--- Start GIVEN DATA ---
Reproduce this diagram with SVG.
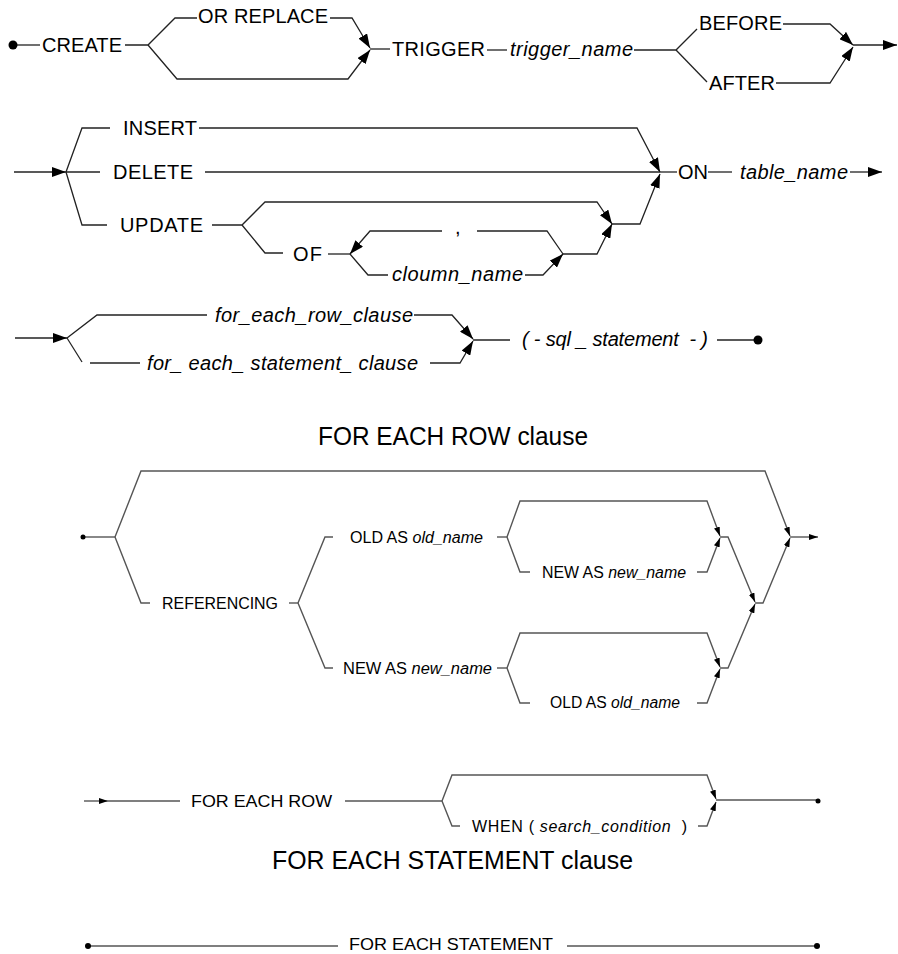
--- End GIVEN DATA ---
--- Start GIVEN DATA ---
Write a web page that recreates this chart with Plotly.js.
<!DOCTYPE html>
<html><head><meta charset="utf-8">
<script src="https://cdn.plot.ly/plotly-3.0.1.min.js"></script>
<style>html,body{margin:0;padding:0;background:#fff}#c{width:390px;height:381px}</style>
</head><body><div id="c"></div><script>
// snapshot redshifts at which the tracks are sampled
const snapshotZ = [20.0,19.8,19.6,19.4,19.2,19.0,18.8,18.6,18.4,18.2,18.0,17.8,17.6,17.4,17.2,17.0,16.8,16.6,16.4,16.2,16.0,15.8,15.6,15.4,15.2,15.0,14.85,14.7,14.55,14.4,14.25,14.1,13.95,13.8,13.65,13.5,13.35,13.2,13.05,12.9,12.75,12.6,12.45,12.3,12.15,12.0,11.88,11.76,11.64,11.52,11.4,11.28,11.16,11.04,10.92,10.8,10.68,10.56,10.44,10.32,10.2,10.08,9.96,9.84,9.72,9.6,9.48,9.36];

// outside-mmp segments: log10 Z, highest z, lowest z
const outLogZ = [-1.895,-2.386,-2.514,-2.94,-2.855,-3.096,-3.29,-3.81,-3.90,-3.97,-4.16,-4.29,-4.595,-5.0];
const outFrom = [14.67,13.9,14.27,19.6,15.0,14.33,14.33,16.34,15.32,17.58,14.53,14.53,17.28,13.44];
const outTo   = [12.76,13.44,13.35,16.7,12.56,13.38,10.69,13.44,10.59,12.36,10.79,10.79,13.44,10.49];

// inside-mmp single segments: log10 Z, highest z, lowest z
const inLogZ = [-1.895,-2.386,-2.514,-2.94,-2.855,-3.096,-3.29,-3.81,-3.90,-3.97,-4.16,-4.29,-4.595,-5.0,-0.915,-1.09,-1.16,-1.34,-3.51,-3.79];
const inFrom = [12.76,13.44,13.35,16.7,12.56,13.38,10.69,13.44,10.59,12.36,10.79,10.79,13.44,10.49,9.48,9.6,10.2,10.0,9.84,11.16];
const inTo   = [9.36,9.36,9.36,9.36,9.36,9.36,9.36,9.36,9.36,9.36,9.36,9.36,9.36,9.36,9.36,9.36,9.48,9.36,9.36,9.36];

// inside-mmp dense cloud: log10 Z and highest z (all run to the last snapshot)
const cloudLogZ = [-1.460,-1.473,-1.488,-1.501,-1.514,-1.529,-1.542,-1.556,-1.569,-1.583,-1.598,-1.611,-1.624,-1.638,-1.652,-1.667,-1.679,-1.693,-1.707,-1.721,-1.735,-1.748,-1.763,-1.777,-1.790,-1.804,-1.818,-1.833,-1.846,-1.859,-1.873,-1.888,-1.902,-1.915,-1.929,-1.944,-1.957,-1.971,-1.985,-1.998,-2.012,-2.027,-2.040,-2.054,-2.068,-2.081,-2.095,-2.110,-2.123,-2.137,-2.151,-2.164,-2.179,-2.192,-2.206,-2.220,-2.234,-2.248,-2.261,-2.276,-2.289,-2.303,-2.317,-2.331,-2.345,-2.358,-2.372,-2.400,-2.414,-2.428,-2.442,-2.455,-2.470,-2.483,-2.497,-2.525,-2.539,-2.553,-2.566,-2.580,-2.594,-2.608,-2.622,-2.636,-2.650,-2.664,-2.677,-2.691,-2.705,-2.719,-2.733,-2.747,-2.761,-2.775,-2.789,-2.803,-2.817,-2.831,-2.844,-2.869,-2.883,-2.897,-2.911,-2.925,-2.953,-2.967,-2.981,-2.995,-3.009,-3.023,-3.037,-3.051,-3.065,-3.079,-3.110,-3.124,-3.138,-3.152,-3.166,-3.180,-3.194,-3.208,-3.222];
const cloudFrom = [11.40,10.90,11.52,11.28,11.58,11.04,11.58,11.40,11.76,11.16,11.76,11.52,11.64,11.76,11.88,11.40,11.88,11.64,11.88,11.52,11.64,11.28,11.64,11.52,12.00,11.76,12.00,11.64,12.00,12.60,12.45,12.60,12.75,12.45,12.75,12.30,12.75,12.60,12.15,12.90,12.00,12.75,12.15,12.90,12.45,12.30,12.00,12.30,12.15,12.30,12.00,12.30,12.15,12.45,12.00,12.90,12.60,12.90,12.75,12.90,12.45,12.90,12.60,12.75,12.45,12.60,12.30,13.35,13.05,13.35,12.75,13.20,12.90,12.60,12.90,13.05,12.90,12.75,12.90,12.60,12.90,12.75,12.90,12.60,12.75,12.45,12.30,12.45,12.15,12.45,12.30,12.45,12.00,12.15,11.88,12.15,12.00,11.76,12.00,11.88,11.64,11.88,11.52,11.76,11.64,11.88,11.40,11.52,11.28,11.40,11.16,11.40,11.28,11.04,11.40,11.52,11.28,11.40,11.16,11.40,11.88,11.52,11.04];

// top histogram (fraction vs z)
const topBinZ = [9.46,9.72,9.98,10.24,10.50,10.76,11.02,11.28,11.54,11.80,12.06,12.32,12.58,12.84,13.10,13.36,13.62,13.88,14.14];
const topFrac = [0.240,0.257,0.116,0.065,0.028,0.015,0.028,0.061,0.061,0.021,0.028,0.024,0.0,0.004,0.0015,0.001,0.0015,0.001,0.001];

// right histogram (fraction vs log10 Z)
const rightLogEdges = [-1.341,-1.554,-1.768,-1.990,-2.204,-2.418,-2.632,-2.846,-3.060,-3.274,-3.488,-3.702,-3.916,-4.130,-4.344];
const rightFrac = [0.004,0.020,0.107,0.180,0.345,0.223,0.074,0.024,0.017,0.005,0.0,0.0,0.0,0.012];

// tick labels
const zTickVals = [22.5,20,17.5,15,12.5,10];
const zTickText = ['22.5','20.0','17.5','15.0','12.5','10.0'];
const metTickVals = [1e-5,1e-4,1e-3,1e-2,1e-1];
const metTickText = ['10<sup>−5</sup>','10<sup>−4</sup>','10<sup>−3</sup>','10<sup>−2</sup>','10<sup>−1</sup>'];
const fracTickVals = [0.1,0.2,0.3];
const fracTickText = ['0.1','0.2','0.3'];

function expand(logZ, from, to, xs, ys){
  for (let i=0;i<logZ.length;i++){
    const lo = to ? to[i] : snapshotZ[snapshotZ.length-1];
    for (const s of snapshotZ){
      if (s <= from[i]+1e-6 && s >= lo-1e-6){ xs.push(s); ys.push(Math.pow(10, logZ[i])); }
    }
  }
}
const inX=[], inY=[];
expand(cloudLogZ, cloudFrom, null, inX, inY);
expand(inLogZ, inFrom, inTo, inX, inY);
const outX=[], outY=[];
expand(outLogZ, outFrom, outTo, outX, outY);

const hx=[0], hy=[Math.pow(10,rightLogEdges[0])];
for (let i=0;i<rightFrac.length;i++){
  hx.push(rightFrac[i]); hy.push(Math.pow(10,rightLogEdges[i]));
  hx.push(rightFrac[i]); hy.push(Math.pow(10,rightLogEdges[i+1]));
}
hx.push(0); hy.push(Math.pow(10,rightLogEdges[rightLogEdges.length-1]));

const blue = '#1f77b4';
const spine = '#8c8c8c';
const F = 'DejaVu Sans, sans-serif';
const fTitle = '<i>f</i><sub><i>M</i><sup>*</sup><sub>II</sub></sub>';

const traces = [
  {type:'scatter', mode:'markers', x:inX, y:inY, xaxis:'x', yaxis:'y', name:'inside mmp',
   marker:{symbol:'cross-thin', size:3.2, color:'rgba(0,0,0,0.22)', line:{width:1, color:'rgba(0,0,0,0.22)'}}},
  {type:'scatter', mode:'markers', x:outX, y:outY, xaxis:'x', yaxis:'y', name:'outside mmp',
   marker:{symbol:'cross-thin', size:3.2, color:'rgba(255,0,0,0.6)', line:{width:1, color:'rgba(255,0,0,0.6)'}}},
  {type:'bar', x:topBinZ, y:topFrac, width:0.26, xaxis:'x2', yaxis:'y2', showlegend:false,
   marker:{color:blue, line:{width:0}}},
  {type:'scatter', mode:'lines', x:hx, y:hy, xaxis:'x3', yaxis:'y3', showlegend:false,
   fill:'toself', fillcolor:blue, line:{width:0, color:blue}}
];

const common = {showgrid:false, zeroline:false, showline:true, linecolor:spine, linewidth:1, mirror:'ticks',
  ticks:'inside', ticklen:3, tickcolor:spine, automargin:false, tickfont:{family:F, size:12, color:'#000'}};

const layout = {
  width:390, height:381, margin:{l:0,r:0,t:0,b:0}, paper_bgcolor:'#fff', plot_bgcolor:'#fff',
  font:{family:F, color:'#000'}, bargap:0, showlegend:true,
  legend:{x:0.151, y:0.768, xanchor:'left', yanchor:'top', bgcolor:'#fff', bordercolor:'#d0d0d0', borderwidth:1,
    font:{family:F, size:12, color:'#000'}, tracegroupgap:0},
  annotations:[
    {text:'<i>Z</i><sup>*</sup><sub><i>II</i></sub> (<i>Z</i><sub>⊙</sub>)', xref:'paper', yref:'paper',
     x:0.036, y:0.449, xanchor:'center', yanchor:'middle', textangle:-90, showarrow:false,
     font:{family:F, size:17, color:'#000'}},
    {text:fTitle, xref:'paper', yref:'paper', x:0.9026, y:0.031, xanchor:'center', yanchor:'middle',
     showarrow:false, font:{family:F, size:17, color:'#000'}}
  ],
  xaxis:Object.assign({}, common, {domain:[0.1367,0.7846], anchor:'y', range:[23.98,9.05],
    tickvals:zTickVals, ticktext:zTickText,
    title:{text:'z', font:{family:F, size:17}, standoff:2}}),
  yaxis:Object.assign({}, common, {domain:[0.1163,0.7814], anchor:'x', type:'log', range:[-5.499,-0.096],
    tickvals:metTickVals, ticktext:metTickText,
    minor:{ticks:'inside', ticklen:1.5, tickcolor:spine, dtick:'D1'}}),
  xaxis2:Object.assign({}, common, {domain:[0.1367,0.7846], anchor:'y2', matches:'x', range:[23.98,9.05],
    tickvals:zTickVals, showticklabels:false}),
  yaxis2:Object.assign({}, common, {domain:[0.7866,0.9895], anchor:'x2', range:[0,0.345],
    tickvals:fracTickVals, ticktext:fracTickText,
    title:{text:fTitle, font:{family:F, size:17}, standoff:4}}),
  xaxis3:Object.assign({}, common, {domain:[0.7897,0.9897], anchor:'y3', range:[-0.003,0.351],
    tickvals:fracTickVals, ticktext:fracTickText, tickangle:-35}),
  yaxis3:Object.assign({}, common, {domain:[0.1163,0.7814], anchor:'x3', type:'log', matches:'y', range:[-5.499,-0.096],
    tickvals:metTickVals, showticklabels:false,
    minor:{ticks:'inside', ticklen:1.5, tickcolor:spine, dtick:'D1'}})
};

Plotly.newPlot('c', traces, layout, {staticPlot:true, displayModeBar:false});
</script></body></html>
--- End GIVEN DATA ---
### TASK STATEMENT
Look through the entries above; copy each line where the string "with" appears.

### TASK ANSWER
Reproduce this diagram with SVG.
Write a web page that recreates this chart with Plotly.js.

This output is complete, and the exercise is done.